Please explain how autonomous cars would solve parking issues?

As for the neurosis part, I don't see where you are headed, but I don't suppose the idea of driverless thousand-kilogram masses of metal zipping around town is going to help with parents' neuroses. At least most human drivers are expected to show empathy, or fear of retaliation, or both. Running over another human being is quite horrifying for most of us, just look at the expression on the passenger's face in the Über accident. Most people would do almost anything in their power to avoid this, including putting themselves in immediate danger. Would an autonomous car put itself and its passenger in danger, should the choice arise? If so, they're probably not going to sell very well, as altruistic tendencies in people generally don't extend to accepting a sales pitch ending with "Oh, and the car will attempt suicide, possibly maiming you in the process, in order to protect innocent passerbys' lives".

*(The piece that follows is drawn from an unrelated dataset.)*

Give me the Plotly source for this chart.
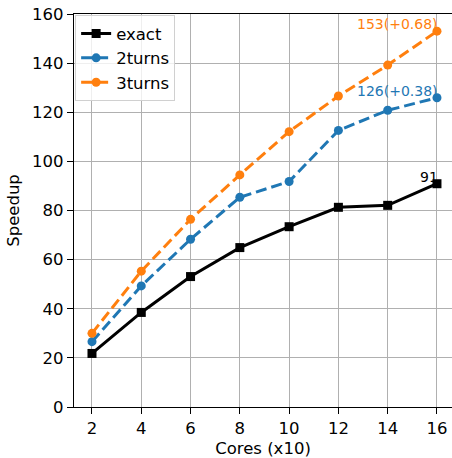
import plotly.graph_objects as go

cores = [2, 4, 6, 8, 10, 12, 14, 16]
exact = [21.8, 38.5, 53.1, 64.9, 73.4, 81.3, 82.1, 90.9]
turns2 = [26.6, 49.3, 68.3, 85.4, 91.8, 112.6, 120.8, 125.9]
turns3 = [30.0, 55.3, 76.4, 94.5, 112.1, 126.6, 139.2, 153.0]
labels = ["91", "126(+0.38)", "153(+0.68)"]
x_ticks = [2, 4, 6, 8, 10, 12, 14, 16]
y_ticks = [0, 20, 40, 60, 80, 100, 120, 140, 160]

FONT = "DejaVu Sans"
BLUE = "#1f77b4"
ORANGE = "#ff7f0e"
FS = 16.5

fig = go.Figure()
fig.add_trace(go.Scatter(x=cores, y=exact, name="exact", mode="lines+markers",
                         line=dict(color="black", width=3),
                         marker=dict(symbol="square", size=9, color="black")))
fig.add_trace(go.Scatter(x=cores, y=turns2, name="2turns", mode="lines+markers",
                         line=dict(color=BLUE, width=3, dash="11px,5px"),
                         marker=dict(symbol="circle", size=9, color=BLUE)))
fig.add_trace(go.Scatter(x=cores, y=turns3, name="3turns", mode="lines+markers",
                         line=dict(color=ORANGE, width=3, dash="11px,5px"),
                         marker=dict(symbol="circle", size=9, color=ORANGE)))

for series, text, color in [(exact, labels[0], "black"), (turns2, labels[1], BLUE), (turns3, labels[2], ORANGE)]:
    fig.add_annotation(x=cores[-1], y=series[-1], text=text, showarrow=False,
                       xanchor="right", yanchor="bottom", xshift=3, yshift=-3,
                       font=dict(family=FONT, size=14, color=color))

fig.update_layout(
    width=452, height=458,
    margin=dict(l=74, r=0, t=14, b=51),
    plot_bgcolor="white", paper_bgcolor="white",
    font=dict(family=FONT, size=FS, color="black"),
    showlegend=True,
    legend=dict(x=0.003, y=0.997, xanchor="left", yanchor="top",
                bgcolor="rgba(255,255,255,0.8)", bordercolor="#d0d0d0", borderwidth=1,
                font=dict(family=FONT, size=FS), tracegroupgap=0),
)
fig.update_xaxes(range=[1.27, 16.61], tickvals=x_ticks, ticktext=[str(v) for v in x_ticks],
                 showgrid=True, gridcolor="#b0b0b0", gridwidth=1,
                 showline=True, linecolor="black", linewidth=1.3, mirror=True,
                 ticks="outside", ticklen=6, tickcolor="black", zeroline=False,
                 ticklabeloverflow="allow",
                 title=dict(text="Cores (x10)", font=dict(family=FONT, size=FS), standoff=6),
                 tickfont=dict(family=FONT, size=FS))
fig.update_yaxes(range=[0, 160], tickvals=y_ticks, ticktext=[str(v) for v in y_ticks],
                 showgrid=True, gridcolor="#b0b0b0", gridwidth=1,
                 showline=True, linecolor="black", linewidth=1.3, mirror=False,
                 ticks="outside", ticklen=6, tickcolor="black", zeroline=False,
                 ticklabeloverflow="allow",
                 title=dict(text="Speedup", font=dict(family=FONT, size=FS), standoff=8),
                 tickfont=dict(family=FONT, size=FS))

fig.write_html("out.html", config={"displayModeBar": False},
               post_script="document.body.style.margin='0';document.body.style.overflow='hidden';")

I know that these cars have much better sensors than the typical human, but why not use these sensors' readings to raise the driver's attention instead of attempting to replace the human behind the wheel? A lot of cars already do that, to some extent.

DougS
Silver badge

Re: The whole driverless car thing

Driverless cars aren't a solution to fatalities. Well, they will need to be for people to accept them (my 90% decline in accident rate compared to humans in the same conditions standard) but for me the reason I'd want one isn't due to safety. These are the solutions as far as I'm considered:

1) I can take 1000 mile car trips instead of dealing with the nightmare flying has become if I can sleep in the car, surf the web, watch TV etc. instead of sitting behind the wheel having to pay attention

2) I can go out, get drunk, and have my car take me home instead of dealing with the hassle of taxis/lyft

3) In a few decades when I might be too old to drive safely, I won't have to depend on others for my mobility

ElReg!comments!Pierre

Re: The whole driverless car thing

I can take 1000 mile car trips instead of dealing with the nightmare flying has become if I can sleep in the car, surf the web, watch TV etc. instead of sitting behind the wheel having to pay attention

And yet we play Elite for the fun of it :D

Anonymous Coward
Anonymous Coward

Where they'll end up

> it's only a matter of time before we see these machines on all our streets

No, not all of our streets. In some of the back alleys. In pieces. A lot of missing pieces, too.

Without a human driver, a driverless taxi is defenseless against thieves. In such cases, the crime would be only auto theft, no charges involving physical violence against a human could be brought. So the police won't prioritize them.

A 'driverless' car with its owner sitting inside is another matter. But taxis will be fair [fare] game.